Everything from the opening line of the records below through the line with "const hatchT = [48, 70.2, 81, 67, 67, 80.3, 66.5, 48.3];" must be duplicated exactly, pictures left out.

Figure scripts:

'''

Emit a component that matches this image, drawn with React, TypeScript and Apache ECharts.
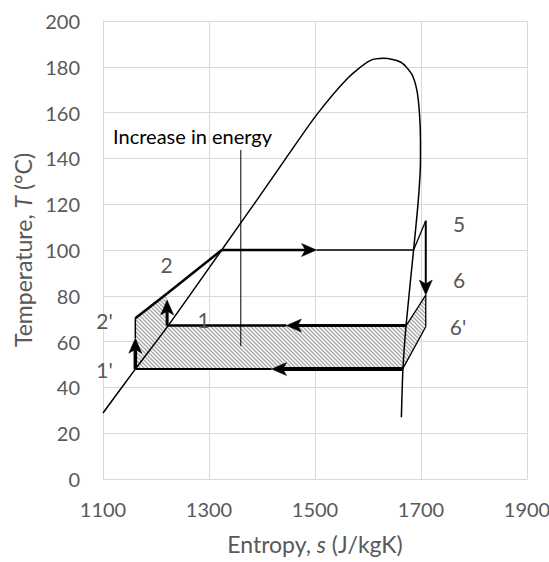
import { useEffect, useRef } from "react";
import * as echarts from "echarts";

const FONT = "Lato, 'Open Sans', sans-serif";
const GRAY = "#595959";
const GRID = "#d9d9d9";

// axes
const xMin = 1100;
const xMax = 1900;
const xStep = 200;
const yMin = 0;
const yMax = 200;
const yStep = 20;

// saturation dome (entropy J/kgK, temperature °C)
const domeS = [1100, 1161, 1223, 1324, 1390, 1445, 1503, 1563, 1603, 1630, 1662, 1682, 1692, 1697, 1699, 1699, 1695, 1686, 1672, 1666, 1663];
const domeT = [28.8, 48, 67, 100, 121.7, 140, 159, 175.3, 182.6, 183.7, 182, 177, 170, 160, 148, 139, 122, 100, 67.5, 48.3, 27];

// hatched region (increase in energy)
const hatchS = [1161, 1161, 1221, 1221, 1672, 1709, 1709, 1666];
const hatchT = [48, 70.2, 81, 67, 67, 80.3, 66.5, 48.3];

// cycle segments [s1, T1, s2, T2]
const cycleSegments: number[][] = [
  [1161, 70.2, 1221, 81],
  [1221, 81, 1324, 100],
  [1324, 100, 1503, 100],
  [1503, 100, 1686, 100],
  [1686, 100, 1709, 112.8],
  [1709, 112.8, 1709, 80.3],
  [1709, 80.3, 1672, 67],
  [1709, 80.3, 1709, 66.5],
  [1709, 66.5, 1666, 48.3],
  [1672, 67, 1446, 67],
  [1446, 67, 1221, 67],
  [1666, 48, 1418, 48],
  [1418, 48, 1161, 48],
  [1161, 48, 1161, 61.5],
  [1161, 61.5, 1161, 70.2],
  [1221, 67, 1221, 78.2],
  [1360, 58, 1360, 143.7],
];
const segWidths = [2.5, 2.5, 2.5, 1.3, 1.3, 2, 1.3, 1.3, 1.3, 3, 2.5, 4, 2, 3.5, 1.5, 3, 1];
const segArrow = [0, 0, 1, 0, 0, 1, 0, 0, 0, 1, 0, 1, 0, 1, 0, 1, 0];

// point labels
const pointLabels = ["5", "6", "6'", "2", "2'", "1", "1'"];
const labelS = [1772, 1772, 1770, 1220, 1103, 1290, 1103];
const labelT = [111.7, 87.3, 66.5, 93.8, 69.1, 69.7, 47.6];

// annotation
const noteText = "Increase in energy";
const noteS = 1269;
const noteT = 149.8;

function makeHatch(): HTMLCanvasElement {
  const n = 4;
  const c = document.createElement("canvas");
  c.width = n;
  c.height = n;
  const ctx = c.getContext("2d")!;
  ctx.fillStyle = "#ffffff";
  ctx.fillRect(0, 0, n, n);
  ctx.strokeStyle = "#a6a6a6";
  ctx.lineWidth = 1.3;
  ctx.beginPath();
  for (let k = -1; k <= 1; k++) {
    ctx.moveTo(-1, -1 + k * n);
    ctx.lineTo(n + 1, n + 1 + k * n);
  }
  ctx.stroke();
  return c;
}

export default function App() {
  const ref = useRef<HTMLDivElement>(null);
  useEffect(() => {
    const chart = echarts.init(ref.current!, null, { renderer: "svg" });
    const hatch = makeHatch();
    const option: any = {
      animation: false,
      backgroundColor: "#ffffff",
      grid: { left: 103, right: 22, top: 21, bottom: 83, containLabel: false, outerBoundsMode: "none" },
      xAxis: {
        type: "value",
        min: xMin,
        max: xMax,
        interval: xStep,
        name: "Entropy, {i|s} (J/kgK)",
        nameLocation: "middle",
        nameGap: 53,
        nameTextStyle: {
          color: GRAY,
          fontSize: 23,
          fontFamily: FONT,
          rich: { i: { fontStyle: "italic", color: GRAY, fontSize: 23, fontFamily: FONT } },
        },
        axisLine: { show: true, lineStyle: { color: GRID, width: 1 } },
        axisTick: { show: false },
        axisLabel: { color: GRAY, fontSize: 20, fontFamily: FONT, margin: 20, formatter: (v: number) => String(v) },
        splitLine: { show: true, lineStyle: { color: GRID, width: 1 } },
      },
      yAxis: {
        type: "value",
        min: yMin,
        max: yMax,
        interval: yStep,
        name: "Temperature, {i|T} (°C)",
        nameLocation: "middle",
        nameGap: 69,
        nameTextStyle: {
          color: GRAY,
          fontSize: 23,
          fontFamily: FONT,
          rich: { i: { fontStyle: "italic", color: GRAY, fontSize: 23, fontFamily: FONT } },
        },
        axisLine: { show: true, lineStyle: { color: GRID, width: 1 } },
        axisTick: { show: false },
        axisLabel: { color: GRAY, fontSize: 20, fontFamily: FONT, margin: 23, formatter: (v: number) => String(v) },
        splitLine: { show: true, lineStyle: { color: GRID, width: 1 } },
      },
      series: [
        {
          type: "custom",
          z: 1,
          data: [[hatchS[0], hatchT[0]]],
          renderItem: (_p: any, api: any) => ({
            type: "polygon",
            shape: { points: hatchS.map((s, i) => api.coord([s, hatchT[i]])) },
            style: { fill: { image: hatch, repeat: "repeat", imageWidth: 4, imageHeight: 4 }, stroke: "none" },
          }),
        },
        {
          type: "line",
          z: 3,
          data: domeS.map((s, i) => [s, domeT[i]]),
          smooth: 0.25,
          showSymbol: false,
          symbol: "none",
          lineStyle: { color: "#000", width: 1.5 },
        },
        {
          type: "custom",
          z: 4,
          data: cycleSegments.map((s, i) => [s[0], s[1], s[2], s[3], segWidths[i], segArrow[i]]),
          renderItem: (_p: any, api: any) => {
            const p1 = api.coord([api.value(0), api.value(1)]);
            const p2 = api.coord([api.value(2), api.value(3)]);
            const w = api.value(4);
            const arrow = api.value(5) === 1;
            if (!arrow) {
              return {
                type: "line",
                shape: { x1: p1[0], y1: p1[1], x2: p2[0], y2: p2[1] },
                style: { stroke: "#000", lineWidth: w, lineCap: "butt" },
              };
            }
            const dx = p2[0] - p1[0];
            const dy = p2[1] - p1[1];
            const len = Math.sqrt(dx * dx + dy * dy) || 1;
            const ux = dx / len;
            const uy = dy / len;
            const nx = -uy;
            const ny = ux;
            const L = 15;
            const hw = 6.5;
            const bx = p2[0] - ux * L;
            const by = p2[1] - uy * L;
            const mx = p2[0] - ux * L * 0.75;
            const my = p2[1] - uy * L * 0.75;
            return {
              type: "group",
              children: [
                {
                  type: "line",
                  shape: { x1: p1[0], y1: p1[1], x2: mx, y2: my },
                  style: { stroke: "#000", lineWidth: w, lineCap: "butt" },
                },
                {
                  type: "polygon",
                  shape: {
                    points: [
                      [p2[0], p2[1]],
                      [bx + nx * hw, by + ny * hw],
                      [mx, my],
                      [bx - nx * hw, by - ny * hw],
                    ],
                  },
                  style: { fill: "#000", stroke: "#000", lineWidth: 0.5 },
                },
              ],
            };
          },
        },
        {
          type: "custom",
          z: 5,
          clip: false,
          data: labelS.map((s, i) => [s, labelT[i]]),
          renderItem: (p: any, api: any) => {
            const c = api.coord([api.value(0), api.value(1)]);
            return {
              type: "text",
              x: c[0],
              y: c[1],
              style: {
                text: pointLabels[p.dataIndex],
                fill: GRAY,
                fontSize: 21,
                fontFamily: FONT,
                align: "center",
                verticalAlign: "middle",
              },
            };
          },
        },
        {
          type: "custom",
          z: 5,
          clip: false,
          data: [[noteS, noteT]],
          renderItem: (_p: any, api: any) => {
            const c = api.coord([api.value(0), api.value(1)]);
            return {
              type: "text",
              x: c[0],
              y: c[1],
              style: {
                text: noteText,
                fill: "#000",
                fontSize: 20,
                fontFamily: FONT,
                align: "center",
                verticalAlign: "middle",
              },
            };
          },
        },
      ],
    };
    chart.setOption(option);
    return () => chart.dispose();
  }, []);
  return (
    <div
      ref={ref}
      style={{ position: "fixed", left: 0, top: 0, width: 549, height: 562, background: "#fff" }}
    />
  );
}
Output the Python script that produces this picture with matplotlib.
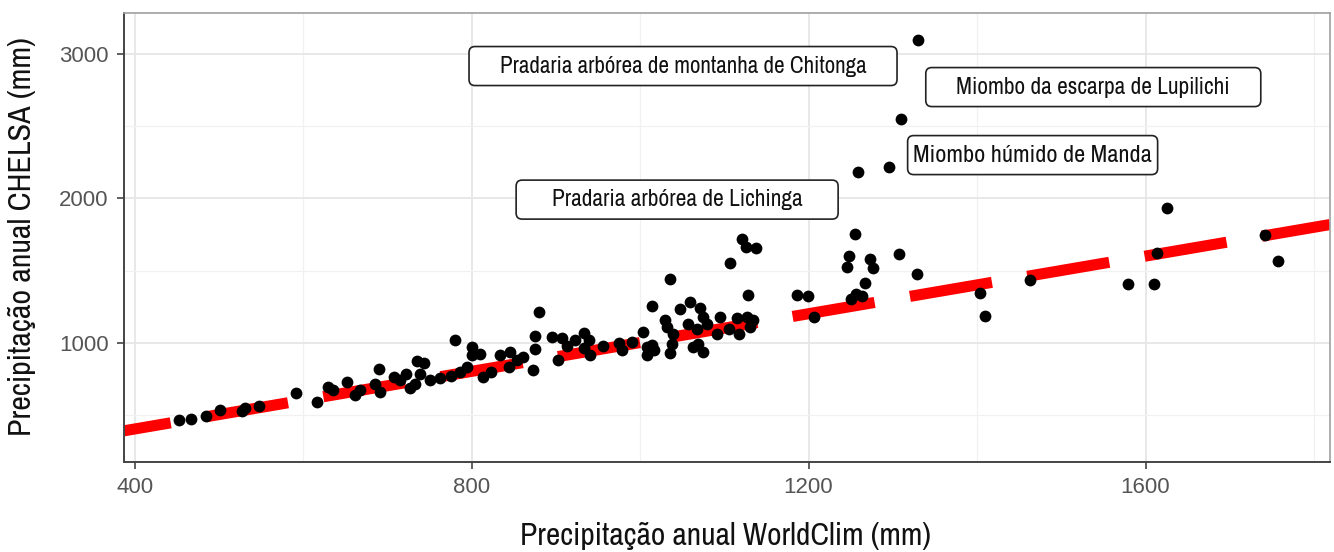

'''

Answer -
Emit a component that matches this image, drawn with React, TypeScript and Apache ECharts.
import { useEffect, useRef } from "react";
import * as echarts from "echarts";

const FONT = "Lato, 'Open Sans', sans-serif";
const GRAY = "#595959";
const GRID = "#d9d9d9";

// axes
const xMin = 1100;
const xMax = 1900;
const xStep = 200;
const yMin = 0;
const yMax = 200;
const yStep = 20;

// saturation dome (entropy J/kgK, temperature °C)
const domeS = [1100, 1161, 1223, 1324, 1390, 1445, 1503, 1563, 1603, 1630, 1662, 1682, 1692, 1697, 1699, 1699, 1695, 1686, 1672, 1666, 1663];
const domeT = [28.8, 48, 67, 100, 121.7, 140, 159, 175.3, 182.6, 183.7, 182, 177, 170, 160, 148, 139, 122, 100, 67.5, 48.3, 27];

// hatched region (increase in energy)
const hatchS = [1161, 1161, 1221, 1221, 1672, 1709, 1709, 1666];
const hatchT = [48, 70.2, 81, 67, 67, 80.3, 66.5, 48.3];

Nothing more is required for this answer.